Protective performance of sacrificial cladding with foamed geopolymer core under impact loading

Abstract

In the present study, a novel sacrificial cladding with a foamed geopolymer (FG) energy-absorbing core was proposed for structural protection to resist impact loading. First, the mechanical and energy absorption performance of FG was investigated through quasi-static and dynamic compressive tests. The test results demonstrated that an increase in density or strain rate would significantly enhance the energy absorption capacity of FG. Based on the test results, a phenomenological constitutive model of FG, considering the effects of density and strain rate, was proposed. Subsequently, the drop hammer impact tests were conducted on the monolithic steel panel (MSP, regarded as the protected structure) and the cladding-structure system (CSS) to evaluate the protective performance of the proposed cladding.
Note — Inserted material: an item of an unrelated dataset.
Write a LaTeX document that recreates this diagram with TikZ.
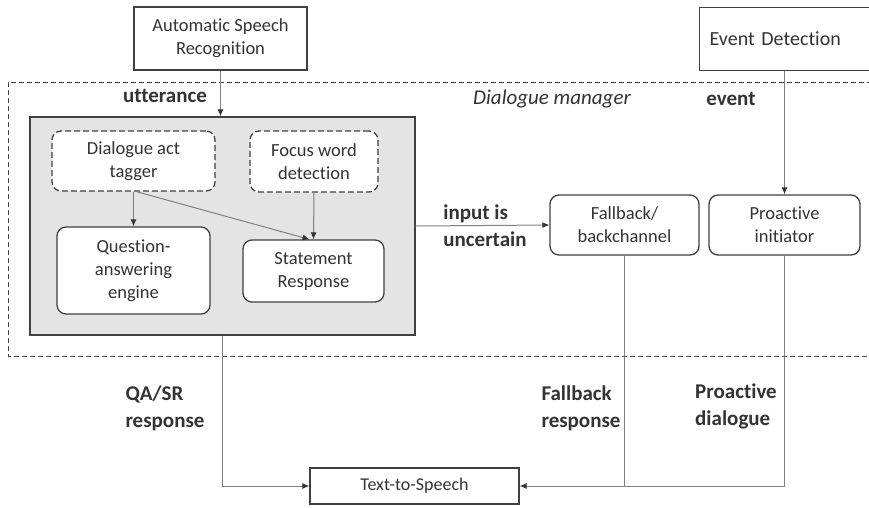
\documentclass[tikz,border=0pt]{standalone}
\usepackage{fontspec}
\setmainfont[Ligatures={NoCommon}]{Carlito}
\usetikzlibrary{arrows.meta,calc}
\definecolor{txt}{HTML}{333333}
\definecolor{bord}{HTML}{404040}
\definecolor{conn}{HTML}{808080}
\definecolor{grayfill}{HTML}{E4E4E4}
\tikzset{
  box/.style={draw=bord, line width=1.3pt, fill=white, text=txt, align=center, inner sep=2pt,
    font=\fontsize{18.5}{23}\selectfont},
  rbox/.style={box, rounded corners=9pt},
  dbox/.style={rbox, dashed, dash pattern=on 6pt off 3pt},
  lbl/.style={text=txt, align=left, inner sep=0pt, font=\fontsize{21}{27}\selectfont\bfseries},
  conn/.style={draw=conn, line width=1pt},
  arr/.style={conn, -{Latex[length=7pt,width=6pt,color=black!80]}},
}
\begin{document}
\begin{tikzpicture}[x=1pt,y=-1pt]
\useasboundingbox (0,0) rectangle (869,507);
% dialogue manager dashed frame
\draw[draw=bord, line width=1pt, dash pattern=on 5pt off 3pt] (880,82) -- (8,82) -- (8,356) -- (880,356);
% grey block
\node[draw=bord, line width=1.3pt, fill=grayfill, minimum width=385, minimum height=218, inner sep=0pt] (core) at (222.5,226) {};
% nodes
\node[box, minimum width=173, minimum height=63] (asr) at (220.5,38.5) {Automatic Speech\\Recognition};
\node[box, anchor=north west, minimum width=190, minimum height=63, inner xsep=9pt, align=left, text width=170,
  font=\fontsize{20}{24}\selectfont] (ed) at (699,7) {Event Detection};
\node[dbox, minimum width=163, minimum height=60] (dat) at (133.5,161) {Dialogue act\\tagger};
\node[dbox, minimum width=128, minimum height=61] (fwd) at (314,161.5) {Focus word\\detection};
\node[rbox, minimum width=153, minimum height=87] (qa) at (133.5,270.5) {Question-\\answering\\engine};
\node[rbox, minimum width=141, minimum height=62] (sr) at (313.5,271) {Statement\\Response};
\node[rbox, minimum width=149, minimum height=60] (fb) at (624.5,225) {Fallback/\\backchannel};
\node[rbox, minimum width=151, minimum height=60] (pi) at (784.5,225) {Proactive\\initiator};
\node[box, minimum width=209, minimum height=36, font=\fontsize{18}{22}\selectfont] (tts) at (414.5,486) {Text-to-Speech};
% labels
\node[lbl] (lutt) at (165,96) {utterance};
\node[text=txt, inner sep=0pt, font=\fontsize{21}{27}\selectfont\itshape] (ldm) at (552,99) {Dialogue manager};
\node[lbl] (lev) at (731,99) {event};
\node[lbl] (lin) at (485,226) {input is\\uncertain};
\node[lbl] (lqa) at (165,408) {QA/SR\\response};
\node[lbl] (lfb) at (581,408) {Fallback\\response};
\node[lbl] (lpd) at (736,406) {Proactive\\dialogue};
% connectors
\draw[arr] (asr.south) -- (asr.south |- core.north);
\draw[arr] (pi.north |- ed.south) -- (pi.north);
\draw[arr] (dat.south) -- (qa.north);
\draw[arr] ([xshift=3pt]dat.south) -- ([xshift=-4pt]sr.north);
\draw[arr] (fwd.south) -- (sr.north);
\draw[arr] (core.east) -- (fb.west);
\draw[arr] (core.south) |- (tts.west);
\draw[arr] (fb.south) |- (tts.east);
\draw[conn] (pi.south) |- (fb.south |- tts.east);
\end{tikzpicture}
\end{document}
The impact test results indicated that MSP exhibited a significant local indentation in its central region, while the monolithic steel panel in CSS primarily demonstrated a global bending deformation. In addition, with the numerical model validated by the impact test results, the effects of the impact loading area, initial impact momentum, and the FG core density on the protective performance of the proposed cladding were further numerically investigated. The numerical results demonstrated that, although the monolithic steel panel in CSS exhibited a slightly larger residual deflection compared to MSP in some cases, the sacrificial cladding still provided effective protection in terms of damage extent, energy absorption, and load transfer, especially under small impact loading areas or low initial impact momentum. It was noted that, due to the premature densification or limited deformation of FG, the sacrificial cladding with either low- or high-density FG cores led to more impact energy and a higher peak load transferred to the protected structure, demonstrating unfavorable protective performance. The results in the present study provided valuable references for the design and application of sacrificial cladding with FG core.